Using vast quantities of long-term data from 10 forests around the globe – from the Appalachian foothills to a mountain range spanning China and North Korea – Usinowicz built reliable mathematical models that show trees in the tropics can better coexist because the climate allows for longer growing seasons, producing reproductive asynchrony that alleviates competition between species.

“The reason you have so many species is because when a tree does really well in the tropics, it’s mostly competing only with other individuals of its own species,” says Usinowicz, who is currently a postdoctoral researcher at the Swiss Federal Institute of Technology in Zurich.

In temperate and boreal forests, the growing season for trees is often shorter, driven by cold temperatures or excessive moisture. This constrains all species to compete with one another for limited nutrients and space over a very short period of time.
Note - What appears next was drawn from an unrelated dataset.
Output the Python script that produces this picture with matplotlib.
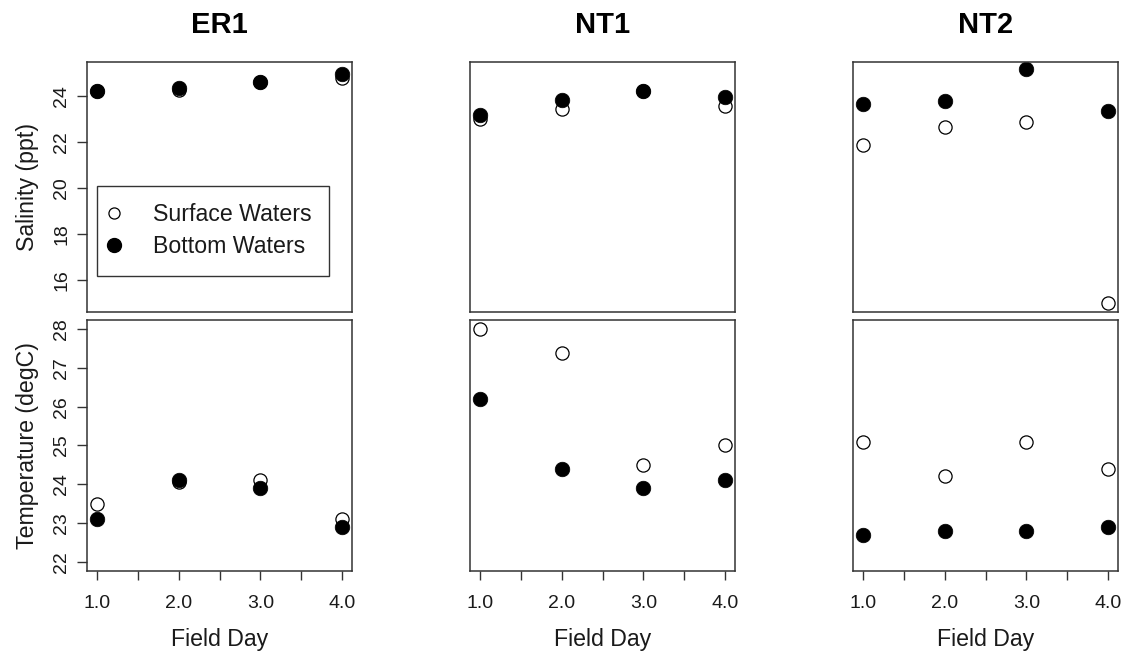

“Things get pushed on top of each other and the thought is that, as a result, species reproduce at the same time of year and are exposed to the same conditions in that year,” says Usinowicz. “If everyone reproduces in June and June happens to be rainy, it’s a bad year for everyone. In the tropics, however, you essentially have all year.”

Long growing seasons give each species the opportunity to take advantage of the right conditions over a greater span of time, allowing them to better time their recruitment, the process of successfully producing seedlings that survive to become trees.

“The goal of the tree is to grow big enough to be in the overstory canopy,” says Usinowicz. “Most of the competition happens in the push to establish new seedlings, and the seedlings eventually become saplings. A lot of these species are very shade tolerant and will hang around for a really long time – decades or longer – in the understory, waiting for the death of an adult tree.”